**Stated exercise:**
Everything from the first line down to the line containing "ctx.strokeRect(a.left, a.top, a.right" is to be retyped exactly, both ends included, with pictures left out.

####

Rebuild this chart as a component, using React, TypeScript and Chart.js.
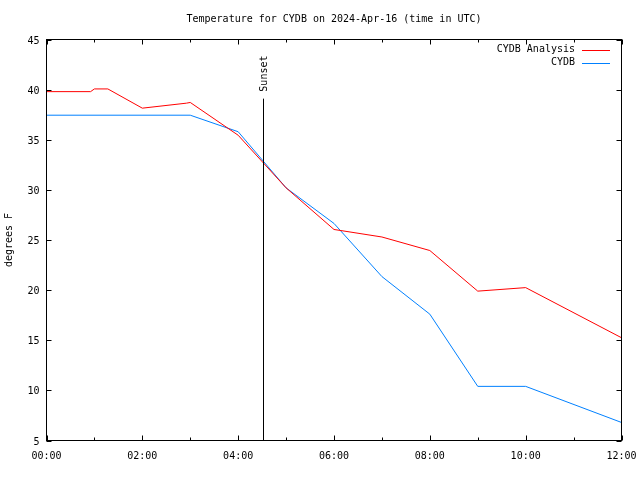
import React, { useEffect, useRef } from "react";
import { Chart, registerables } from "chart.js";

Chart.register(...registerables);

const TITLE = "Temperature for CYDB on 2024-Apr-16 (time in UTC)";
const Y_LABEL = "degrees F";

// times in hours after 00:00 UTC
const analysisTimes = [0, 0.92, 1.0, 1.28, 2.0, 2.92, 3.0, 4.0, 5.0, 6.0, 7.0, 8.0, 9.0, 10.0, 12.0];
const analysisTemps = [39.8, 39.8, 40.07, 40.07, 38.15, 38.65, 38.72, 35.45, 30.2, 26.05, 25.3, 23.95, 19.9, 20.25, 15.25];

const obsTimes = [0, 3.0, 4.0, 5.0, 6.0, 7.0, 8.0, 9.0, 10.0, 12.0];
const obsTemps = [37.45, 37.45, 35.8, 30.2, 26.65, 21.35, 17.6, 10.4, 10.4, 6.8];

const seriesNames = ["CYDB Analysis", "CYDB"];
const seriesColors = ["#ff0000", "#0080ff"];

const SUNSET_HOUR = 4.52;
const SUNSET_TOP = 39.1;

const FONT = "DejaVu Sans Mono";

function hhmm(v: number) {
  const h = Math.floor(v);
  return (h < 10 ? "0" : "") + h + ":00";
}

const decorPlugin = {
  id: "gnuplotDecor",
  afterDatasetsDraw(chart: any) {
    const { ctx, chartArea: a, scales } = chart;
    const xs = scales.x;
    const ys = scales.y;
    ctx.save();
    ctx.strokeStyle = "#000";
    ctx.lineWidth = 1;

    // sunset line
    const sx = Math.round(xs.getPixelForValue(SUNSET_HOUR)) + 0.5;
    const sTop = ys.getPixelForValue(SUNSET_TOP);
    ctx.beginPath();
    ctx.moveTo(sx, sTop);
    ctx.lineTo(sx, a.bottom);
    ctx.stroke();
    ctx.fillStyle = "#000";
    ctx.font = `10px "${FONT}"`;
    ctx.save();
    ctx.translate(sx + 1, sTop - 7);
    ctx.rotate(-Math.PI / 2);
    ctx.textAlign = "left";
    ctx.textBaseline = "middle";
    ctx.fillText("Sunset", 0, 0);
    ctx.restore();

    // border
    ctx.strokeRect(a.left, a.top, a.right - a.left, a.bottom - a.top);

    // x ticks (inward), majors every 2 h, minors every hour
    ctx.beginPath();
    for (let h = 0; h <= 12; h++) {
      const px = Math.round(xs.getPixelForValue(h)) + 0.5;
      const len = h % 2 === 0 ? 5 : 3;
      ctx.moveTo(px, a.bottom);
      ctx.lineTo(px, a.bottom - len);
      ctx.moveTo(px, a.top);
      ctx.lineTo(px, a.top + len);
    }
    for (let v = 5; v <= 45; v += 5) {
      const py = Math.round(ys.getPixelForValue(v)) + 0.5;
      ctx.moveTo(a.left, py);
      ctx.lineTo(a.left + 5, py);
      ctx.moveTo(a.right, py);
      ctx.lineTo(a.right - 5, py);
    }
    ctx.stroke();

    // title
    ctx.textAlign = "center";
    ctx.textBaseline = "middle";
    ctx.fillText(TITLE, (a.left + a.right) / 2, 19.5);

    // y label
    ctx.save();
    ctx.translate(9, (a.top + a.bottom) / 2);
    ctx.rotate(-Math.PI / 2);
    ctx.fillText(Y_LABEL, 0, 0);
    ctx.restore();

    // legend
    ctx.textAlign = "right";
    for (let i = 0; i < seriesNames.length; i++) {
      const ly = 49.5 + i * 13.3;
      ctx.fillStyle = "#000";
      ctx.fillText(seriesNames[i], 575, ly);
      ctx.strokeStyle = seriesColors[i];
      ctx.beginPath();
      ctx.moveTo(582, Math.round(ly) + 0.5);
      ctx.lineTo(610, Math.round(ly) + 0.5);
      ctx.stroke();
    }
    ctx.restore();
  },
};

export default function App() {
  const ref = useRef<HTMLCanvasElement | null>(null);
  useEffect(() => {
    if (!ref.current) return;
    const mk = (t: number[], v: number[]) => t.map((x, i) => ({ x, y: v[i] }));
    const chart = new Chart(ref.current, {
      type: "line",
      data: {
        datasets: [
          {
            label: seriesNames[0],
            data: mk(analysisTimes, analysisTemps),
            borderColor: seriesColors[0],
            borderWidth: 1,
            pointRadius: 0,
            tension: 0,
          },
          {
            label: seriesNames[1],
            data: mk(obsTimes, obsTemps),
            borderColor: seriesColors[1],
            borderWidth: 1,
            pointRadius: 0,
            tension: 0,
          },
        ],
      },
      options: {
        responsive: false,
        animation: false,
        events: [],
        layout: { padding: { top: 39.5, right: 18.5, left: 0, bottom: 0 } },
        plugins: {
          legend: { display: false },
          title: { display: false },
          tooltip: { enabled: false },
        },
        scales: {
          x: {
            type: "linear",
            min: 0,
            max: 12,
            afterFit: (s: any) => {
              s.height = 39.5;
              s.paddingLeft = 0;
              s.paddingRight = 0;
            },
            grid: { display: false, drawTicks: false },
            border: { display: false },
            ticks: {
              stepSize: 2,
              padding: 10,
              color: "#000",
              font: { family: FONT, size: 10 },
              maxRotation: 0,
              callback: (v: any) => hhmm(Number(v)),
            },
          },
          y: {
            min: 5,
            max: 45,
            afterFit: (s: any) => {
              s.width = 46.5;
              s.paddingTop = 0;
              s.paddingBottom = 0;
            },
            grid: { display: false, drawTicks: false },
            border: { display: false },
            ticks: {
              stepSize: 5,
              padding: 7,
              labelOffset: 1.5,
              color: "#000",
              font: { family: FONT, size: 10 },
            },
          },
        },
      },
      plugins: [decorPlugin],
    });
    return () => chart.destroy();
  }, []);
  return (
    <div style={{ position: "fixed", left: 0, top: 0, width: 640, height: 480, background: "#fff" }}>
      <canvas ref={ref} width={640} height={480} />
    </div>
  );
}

####

**Response to this task:**
Rebuild this chart as a component, using React, TypeScript and Chart.js.
import React, { useEffect, useRef } from "react";
import { Chart, registerables } from "chart.js";

Chart.register(...registerables);

const TITLE = "Temperature for CYDB on 2024-Apr-16 (time in UTC)";
const Y_LABEL = "degrees F";

// times in hours after 00:00 UTC
const analysisTimes = [0, 0.92, 1.0, 1.28, 2.0, 2.92, 3.0, 4.0, 5.0, 6.0, 7.0, 8.0, 9.0, 10.0, 12.0];
const analysisTemps = [39.8, 39.8, 40.07, 40.07, 38.15, 38.65, 38.72, 35.45, 30.2, 26.05, 25.3, 23.95, 19.9, 20.25, 15.25];

const obsTimes = [0, 3.0, 4.0, 5.0, 6.0, 7.0, 8.0, 9.0, 10.0, 12.0];
const obsTemps = [37.45, 37.45, 35.8, 30.2, 26.65, 21.35, 17.6, 10.4, 10.4, 6.8];

const seriesNames = ["CYDB Analysis", "CYDB"];
const seriesColors = ["#ff0000", "#0080ff"];

const SUNSET_HOUR = 4.52;
const SUNSET_TOP = 39.1;

const FONT = "DejaVu Sans Mono";

function hhmm(v: number) {
  const h = Math.floor(v);
  return (h < 10 ? "0" : "") + h + ":00";
}

const decorPlugin = {
  id: "gnuplotDecor",
  afterDatasetsDraw(chart: any) {
    const { ctx, chartArea: a, scales } = chart;
    const xs = scales.x;
    const ys = scales.y;
    ctx.save();
    ctx.strokeStyle = "#000";
    ctx.lineWidth = 1;

    // sunset line
    const sx = Math.round(xs.getPixelForValue(SUNSET_HOUR)) + 0.5;
    const sTop = ys.getPixelForValue(SUNSET_TOP);
    ctx.beginPath();
    ctx.moveTo(sx, sTop);
    ctx.lineTo(sx, a.bottom);
    ctx.stroke();
    ctx.fillStyle = "#000";
    ctx.font = `10px "${FONT}"`;
    ctx.save();
    ctx.translate(sx + 1, sTop - 7);
    ctx.rotate(-Math.PI / 2);
    ctx.textAlign = "left";
    ctx.textBaseline = "middle";
    ctx.fillText("Sunset", 0, 0);
    ctx.restore();

    // border
    ctx.strokeRect(a.left, a.top, a.right - a.left, a.bottom - a.top);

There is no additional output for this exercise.